I’m not a PR expert. I’m not an advertising expert. But I’m a consumer.

And it seems to me – as a consumer – that something has changed in the past few years.

The hard “buy this product – it will change you life” message seems to have softened. Or at least, the way the message is delivered has softened.

where have all the straplines gone?

Nearly every business and organisation used to have a strapline that promised something great.

Councils and government were always talking about “making life better” or “creating happiness” and so on.

Global brands urged us to “think different”. To “just do it.”

But it feels like a lot organisations – including some of the biggest brands in the world – have quietly retired these once iconic marketing phrases.
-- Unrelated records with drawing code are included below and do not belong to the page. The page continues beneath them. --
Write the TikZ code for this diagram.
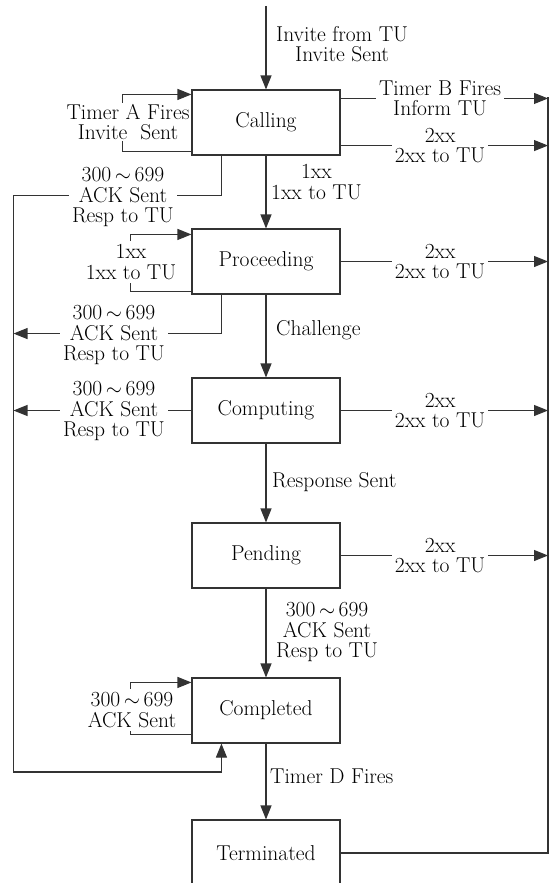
\documentclass[tikz,border=0pt]{standalone}
\usetikzlibrary{arrows.meta,calc}
\definecolor{ln}{HTML}{333333}
\tikzset{
  stbox/.style={draw=ln, line width=1.1pt, minimum width=148pt, minimum height=65pt, inner sep=0pt, font=\fontsize{21.5}{20.5}\selectfont},
  lab/.style={font=\fontsize{21.5}{20.5}\selectfont, align=center, inner sep=2pt},
  onl/.style={lab, fill=white, inner sep=3pt},
  conn/.style={draw=ln, line width=1.1pt},
  arr/.style={conn, -{Triangle[length=14pt,width=11pt]}},
}
\begin{document}
\begin{tikzpicture}[x=1pt,y=-1pt]
\useasboundingbox (0,0) rectangle (557,883);
\clip (0,0) rectangle (557,883);
% states
\node[stbox] (calling) at (266,122.5) {Calling};
\node[stbox] (proceeding) at (266,261.5) {Proceeding};
\node[stbox] (computing) at (266,410.5) {Computing};
\node[stbox] (pending) at (266,555.5) {Pending};
\node[stbox] (completed) at (266,710.5) {Completed};
\node[stbox, minimum height=66pt] (terminated) at (266,853) {Terminated};
% helper coordinates
\coordinate (start) at (266,6);
\coordinate (rline) at (548,0);
\coordinate (lb) at (13.5,772);
% main vertical flow
\draw[arr] (start) -- (calling.north);
\draw[arr] (calling.south) -- (proceeding.north);
\draw[arr] (proceeding.south) -- (computing.north);
\draw[arr] (computing.south) -- (pending.north);
\draw[arr] (pending.south) -- (completed.north);
\draw[arr] (completed.south) -- (terminated.north);
\node[lab, anchor=west] (lInv) at (274,44) {Invite from TU\\Invite Sent};
\node[lab, anchor=west] (l1xx) at (269,182) {1xx\\1xx to TU};
\node[lab, anchor=west] (lCh) at (274,330) {Challenge};
\node[lab, anchor=west] (lRS) at (270,482) {Response Sent};
\node[lab, anchor=west] (lPC) at (274,632) {300\,$\sim$\,699\\ACK Sent\\Resp to TU};
\node[lab, anchor=west] (lTD) at (268,776) {Timer D Fires};
% right side exits
\coordinate (cB) at ($(calling.north east)+(0,9)$);
\coordinate (c2) at ($(calling.south east)+(0,-10)$);
\draw[arr] (cB) -- (cB -| rline) node[onl, pos=0.48] (lTB) {Timer B Fires\\Inform TU};
\draw[arr] (c2) -- (c2 -| rline) node[onl, pos=0.48] (lC2) {2xx\\2xx to TU};
\draw[arr] (proceeding.east) -- (proceeding.east -| rline) node[onl, pos=0.48] (lP2) {2xx\\2xx to TU};
\draw[arr] (computing.east) -- (computing.east -| rline) node[onl, pos=0.48] (lM2) {2xx\\2xx to TU};
\draw[arr] (pending.east) -- (pending.east -| rline) node[onl, pos=0.48] (lN2) {2xx\\2xx to TU};
\draw[conn] (terminated.east) -- (terminated.east -| rline) -- ($(rline |- cB)+(0,-1)$);
% self loops
\coordinate (cA1) at ($(calling.south west)+(0,-4.5)$);
\coordinate (cA2) at ($(calling.north west)+(0,5)$);
\draw[arr] (cA1) -- ++(-69,0) |- (cA2);
\node[onl, inner sep=1pt] (lTA) at (128,122) {Timer A Fires\\Invite\ \ Sent};
\coordinate (pA1) at ($(proceeding.south west)+(0,-3)$);
\coordinate (pA2) at ($(proceeding.north west)+(0,6)$);
\draw[arr] (pA1) -- ++(-61,0) |- (pA2);
\node[onl] (lP1) at (131,262) {1xx\\1xx to TU};
\coordinate (mA1) at ($(completed.south west)+(0,-9)$);
\coordinate (mA2) at ($(completed.north west)+(0,5)$);
\draw[arr] (mA1) -- ++(-61,0) |- (mA2);
\node[onl] (lM1) at (132,710) {300\,$\sim$\,699\\ACK Sent};
% left side exits
\coordinate (cL) at ($(calling.south west)+(30,0)$);
\coordinate (cLd) at ($(cL)+(0,40)$);
\draw[arr] (cL) -- (cLd) -- (cLd -| lb) -- (lb) -- (lb -| cL) -- (completed.south -| cL);
\node[onl] (lCL) at (123,197) {300\,$\sim$\,699\\ACK Sent\\Resp to TU};
\coordinate (pL) at ($(proceeding.south west)+(30,0)$);
\coordinate (pLd) at ($(pL)+(0,39)$);
\draw[arr] (pL) -- (pLd) -- (pLd -| lb);
\node[onl] (lPL) at (114,335) {300\,$\sim$\,699\\ACK Sent\\Resp to TU};
\draw[arr] (computing.west) -- (computing.west -| lb);
\node[onl] (lML) at (114,411) {300\,$\sim$\,699\\ACK Sent\\Resp to TU};
\end{tikzpicture}
\end{document}
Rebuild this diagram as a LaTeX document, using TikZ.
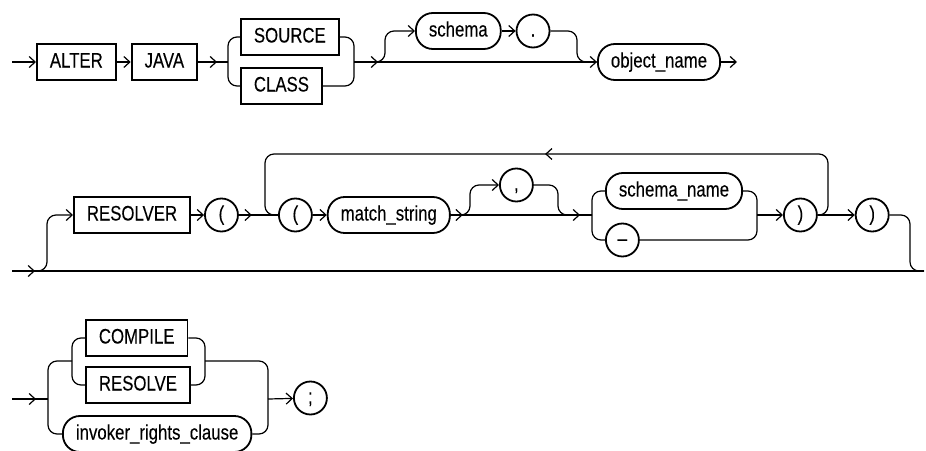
\documentclass[tikz,border=0pt]{standalone}
\usepackage{fontspec}
\setmainfont{Liberation Sans}[FakeStretch=0.8, FakeBold=0.15]
\usetikzlibrary{arrows.meta,positioning,decorations.markings}

\begin{document}
\begin{tikzpicture}[
    x=1pt, y=-1pt,
    font=\fontsize{21}{24}\selectfont,
    kw/.style={rectangle, draw, line width=1.8pt, minimum height=36pt, inner xsep=13pt, text height=15pt, text depth=4pt},
    ident/.style={kw, rounded corners=17pt},
    punct/.style={circle, draw, line width=1.8pt, minimum size=33pt, inner sep=0pt, text height=15pt, text depth=4pt},
    rail/.style={line width=1.2pt, rounded corners=9pt},
    flow/.style={rail, -{Straight Barb[length=6pt, width=11pt]}},
    tipat/.style={postaction={decorate, decoration={markings, mark=at position #1 with {\arrow{Straight Barb[length=6pt, width=11pt]}}}}},
    node distance=14pt
]
    \useasboundingbox (0,0) rectangle (926,450);

    % ALTER JAVA {SOURCE|CLASS} [schema .] object_name
    \coordinate (in1) at (12,62);
    \node[kw, anchor=west] (alter) at (36,62) {ALTER};
    \node[kw, right=of alter] (java) {JAVA};
    \coordinate (fork1) at (228,62);
    \node[kw, anchor=west] (source) at (240,37) {SOURCE};
    \node[kw, anchor=west] (class) at (240,86) {CLASS};
    \coordinate (join1) at (354,62);
    \coordinate (opt1) at (385,62);
    \node[ident, anchor=west] (schema) at (415,31) {schema};
    \node[punct, right=of schema] (dot) {.};
    \coordinate (back1) at (577,62);
    \node[ident, anchor=west] (objname) at (597,62) {object\_name};
    \coordinate (out1) at (737,62);

    \draw[flow] (in1) -- (alter);
    \draw[flow] (alter) -- (java);
    \draw[rail, tipat=-11pt] (java) -- (fork1);
    \draw[rail] (source.west) -| (fork1) |- (class.west);
    \draw[rail] (source.east) -| (join1) |- (class.east);
    \draw[flow, tipat=24pt] (join1) -- (objname);
    \draw[flow] (join1) -- (opt1) |- (schema.west);
    \draw[flow] (schema) -- (dot);
    \draw[rail] (dot.east) -| (back1) -- (objname.west);
    \draw[flow] (objname) -- (out1);

    % RESOLVER clause
    \coordinate (in2) at (12,271);
    \coordinate (rise2) at (47,271);
    \node[kw, anchor=west] (resolver) at (73,215) {RESOLVER};
    \node[punct, right=13pt of resolver] (lpar1) {(};
    \coordinate (loopin) at (265,215);
    \node[punct, anchor=west] (lpar2) at (278,215) {(};
    \node[ident, right=of lpar2] (match) {match\_string};
    \coordinate (opt2) at (470,215);
    \node[punct, anchor=west] (comma) at (499,185) {,};
    \coordinate (back2) at (558,215);
    \coordinate (fork2) at (592,215);
    \node[ident, anchor=west] (sname) at (605,191) {schema\_name};
    \node[punct, anchor=west] (dash) at (605,240) {--};
    \coordinate (join2) at (757,215);
    \node[punct, anchor=west] (rpar1) at (783,215) {)};
    \coordinate (loopout) at (828,215);
    \coordinate (looptop) at (546,154);
    \node[punct, right=37pt of rpar1] (rpar2) {)};
    \coordinate (drop2) at (910,271);
    \coordinate (out2) at (924,271);

    \draw[rail, tipat=23pt] (in2) -- (out2);
    \draw[flow] (in2) -- (rise2) |- (resolver.west);
    \draw[flow] (resolver) -- (lpar1);
    \draw[rail, tipat=13pt] (lpar1) -- (lpar2);
    \draw[rail, tipat=0.5] (rpar1.east) -- (loopout) |- (looptop) -| (loopin) -- (lpar2.west);
    \draw[flow] (lpar2) -- (match);
    \draw[rail, tipat=12pt, tipat=-12pt] (match) -- (fork2);
    \draw[flow] (match.east) -- (opt2) |- (comma.west);
    \draw[rail] (comma.east) -| (back2) -- (fork2);
    \draw[rail] (sname.west) -| (fork2) |- (dash.west);
    \draw[rail] (sname.east) -| (join2) |- (dash.east);
    \draw[flow] (join2) -- (rpar1);
    \draw[flow] (rpar1) -- (rpar2);
    \draw[rail] (rpar2.east) -| (drop2) -- (out2);

    % COMPILE | RESOLVE | invoker_rights_clause ;
    \coordinate (in3) at (12,399);
    \coordinate (fork3) at (48,399);
    \coordinate (fork4) at (72,361);
    \node[kw, anchor=west] (compile) at (85,338) {COMPILE};
    \node[kw, anchor=west] (resolve) at (85,385) {RESOLVE};
    \node[ident, anchor=west] (invoker) at (62,434) {invoker\_rights\_clause};
    \coordinate (join4) at (205,361);
    \coordinate (join3) at (268,399);
    \node[punct, anchor=west] (semi) at (293,398) {;};

    \draw[rail, tipat=-12pt] (in3) -- (fork3);
    \draw[rail] (fork4) -| (fork3) |- (invoker.west);
    \draw[rail] (compile.west) -| (fork4) |- (resolve.west);
    \draw[rail] (compile.east) -| (join4) |- (resolve.east);
    \draw[rail] (join4) -| (join3) |- (invoker.east);
    \draw[flow] (join3) -- (semi);
\end{tikzpicture}
\end{document}
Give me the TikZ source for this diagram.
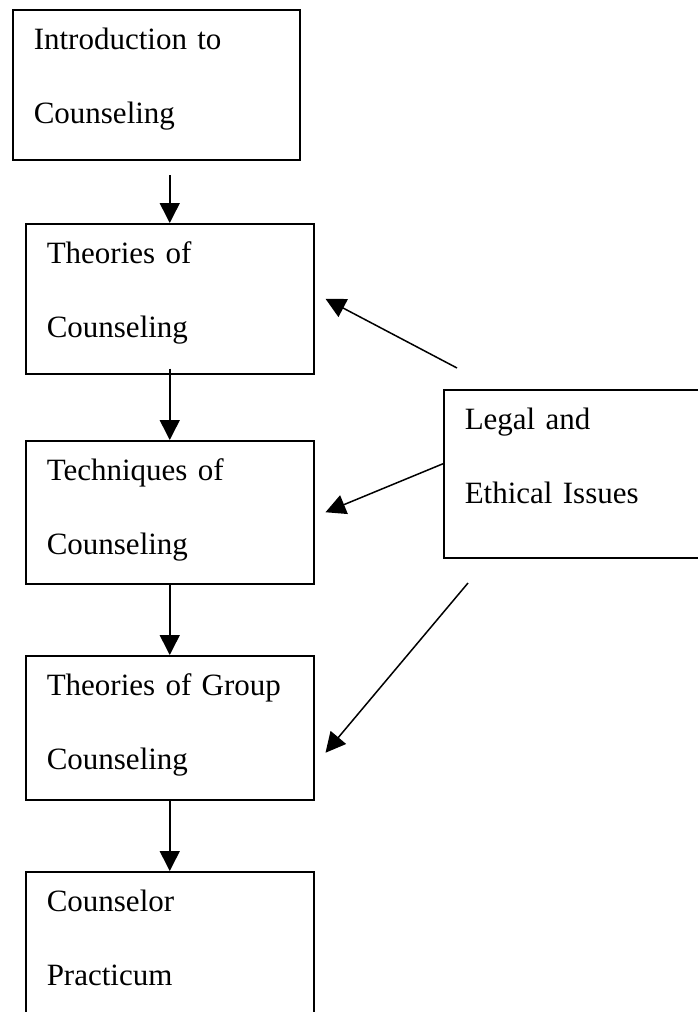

Or at least wound down their usage.

And instead of saying “our product will change your life”, they’re saying “look at what these other people thought of our product.”

Signposting, instead of hard-selling dialogue with customers.

I’m beginning to wonder why that might be?

consumer awareness

Maybe it just feels dated now?

Or maybe, in a socially-connected age when opinions, product-experiences and reviews are just a smart-phone away, consumer awareness (and scepticism?) has increased.

Perhaps we don’t trust organisations to appraise their own product or idea (perhaps we never did, but had no choice until now?). We want to know what other people think.

Maybe savvy organisations know that.

And in local government, maybe it’s even more important that we embrace these changes.

People trust public-sector organisations to provide reliable, factual, useful information.

But maybe they don’t trust subjective commentary about how good things are?

If a council says “this is a brilliant place to live, work, grow a business” and so on, a lot people are going to respond with “you would say that…it’s your job to say that and to help to make it a great place for these things.”

So for me, shouting loudest and longest doesn’t cut the mustard any more. For me, it’s not sensitive or thoughtful enough.

banging the drum for wrexham

In Wrexham, we’re communicating our message just like everyone else.

We want people to know that this is a great place to grow a business, to study, live, visit and so on. I know because I live here. And I’m a consumer.

But a lot of our work has shifted away from the bold rhetoric of a few years ago.

We try to sign-post audiences to what other people are saying.

Instead of tweeting ‘Wrexham is brilliant’ every five minutes, we sign-post to media stories, social content, blogs and other sources that communicate our message for us.

Content posted by product-users if you like – people who’ve experienced Wrexham and have an opinion.

We write case studies that focus on the success and experiences of different businesses here, and so on.

Businesses like Moneypenny, Brother or UCML.

This feels right.

Just shouting loud and long about how great you are doesn’t work any more.

on the flip-side…

There’s an irony here.

As advertisers and marketing people have softened their sales pitch, we – as individuals – have started to hard-sell ourselves in a way that never used to be possible.

People have always said things to try and look good in front of their friends and peers. That’s human nature.

But social media has amplified that.

So much so that the phrase ‘humble brag’ has entered the English language – used to describe bragging (usually online) that’s couched in false self-deprecation.

“So surprised to be invited to speak at the Conference of Something Massively Important. Little old me?!” That sort of thing.

So – as advertisers have grown more humility – we’ve lost some of ours.